Wir dürfen uns die Frage des menschgewordenen Gottes gefallen lassen: Wie geht es dir? – und eine Antwort versuchen. Ob es mir gut geht oder ob es mir nicht gut geht, ob mein Verlangen nach Leben in Erfüllung ging oder ob ich eher vom Leben enttäuscht bin, ob Freude und Hoffnung das Herz erhebt oder ob Leiden mich traurig macht. Ob ich aus dem Zusammenleben und Austausch mit Anderen Kraft schöpfe oder ob die Einsamkeit mich von anderen trennt. Wie geht es dir? Der das fragt, ist dir näher, als du es selber für möglich hältst. An seiner Krippe ist Platz für jeden.
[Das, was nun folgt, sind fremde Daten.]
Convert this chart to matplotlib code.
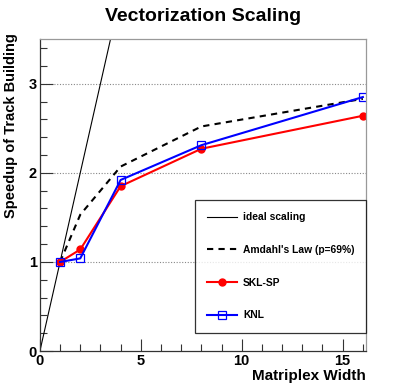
import numpy as np
from matplotlib import pyplot as plt
from matplotlib.ticker import MultipleLocator

plt.rcParams['font.family'] = ['Liberation Sans', 'DejaVu Sans']
plt.rcParams['font.weight'] = 'bold'

widths = [1, 2, 4, 8, 16]
amdahl = [1.0, 1.53, 2.07, 2.52, 2.83]
skl = [1.0, 1.14, 1.85, 2.27, 2.64]
knl = [1.0, 1.04, 1.92, 2.31, 2.85]
ideal_x = [0, 16]
ideal_y = [0, 16]

fig = plt.figure(figsize=(4.07, 3.91), dpi=100)
ax = fig.add_axes([0.098, 0.102, 0.801, 0.798])

ax.plot(ideal_x, ideal_y, color='black', lw=0.8, label='ideal scaling')
ax.plot(widths, amdahl, color='black', lw=1.5, ls=(0, (3, 2.5)),
        label="Amdahl's Law (p=69%)")
ax.plot(widths, skl, color='#ff0000', lw=1.5, marker='o', ms=5,
        label='SKL-SP')
ax.plot(widths, knl, color='#0000ff', lw=1.5, marker='s', ms=5.5,
        mfc='none', mec='#0000ff', mew=0.9, label='KNL')

for yv in [1, 2, 3]:
    ax.axhline(yv, color='#888888', lw=0.8, ls=(0, (1, 1.5)), zorder=0)

ax.set_xlim(0, 16.15)
ax.set_ylim(0, 3.5)
ax.xaxis.set_major_locator(MultipleLocator(5))
ax.xaxis.set_minor_locator(MultipleLocator(1))
ax.yaxis.set_major_locator(MultipleLocator(1))
ax.yaxis.set_minor_locator(MultipleLocator(0.2))
ax.tick_params(which='both', direction='in', top=False, right=False,
               labelsize=10.5, width=0.8, color='#333333')
ax.tick_params(which='major', length=9, pad=2)
ax.tick_params(which='minor', length=5)
for lab in ax.get_xticklabels() + ax.get_yticklabels():
    lab.set_fontweight('bold')

for s in ['top', 'right']:
    ax.spines[s].set_color('#999999')
for s in ['left', 'bottom']:
    ax.spines[s].set_color('#333333')
for s in ax.spines.values():
    s.set_linewidth(0.9)

ax.set_xlabel('Matriplex Width', fontsize=11, fontweight='bold',
              ha='right', x=1.0, labelpad=1)
ax.set_ylabel('Speedup of Track Building', fontsize=10.5, fontweight='bold',
              ha='right', y=1.02, labelpad=8)
fig.text(0.5, 0.958, 'Vectorization Scaling', ha='center', va='center',
         fontsize=14, fontweight='bold')

leg = ax.legend(loc='upper left', bbox_to_anchor=(0.475, 0.058, 0.525, 0.426),
                mode='expand', frameon=True, fancybox=False,
                borderaxespad=0, handlelength=2.9, handletextpad=0.6,
                labelspacing=2.2, borderpad=1.2, prop={'weight': 'bold', 'size': 7.4})
leg.get_frame().set_edgecolor('black')
leg.get_frame().set_linewidth(0.9)

fig.savefig('out.png', dpi=100)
Eines muss man wohl noch hinzufügen: Wenn es dem fragenden Gott schon nicht gleichgültig ist, wie es mir geht, dann darf es auch mir nicht gleichgültig sein, wie es den anderen geht.
Und es darf mir nicht gleichgültig sein, wie es mir geht! Manche lassen diese Frage selber nicht wirklich zu – weil sie nie ermutigt wurden, auf sich selber zu achten, sich selber zu lieben und anzunehmen, sich selber gut zu sein. Erst dann kann man andere so fragen: die Menschen unserer Umgebung, mit denen wir täglich zusammen sind und bei denen wir trotzdem so vieles übersehen und gar nicht mitkriegen, die Menschen, an die wir uns gewöhnt haben, und die uns durch diese Gewöhnung eher fremd bleiben.

Wie geht es dir? In dieser Frage berührt uns Gott. Und wir ihn.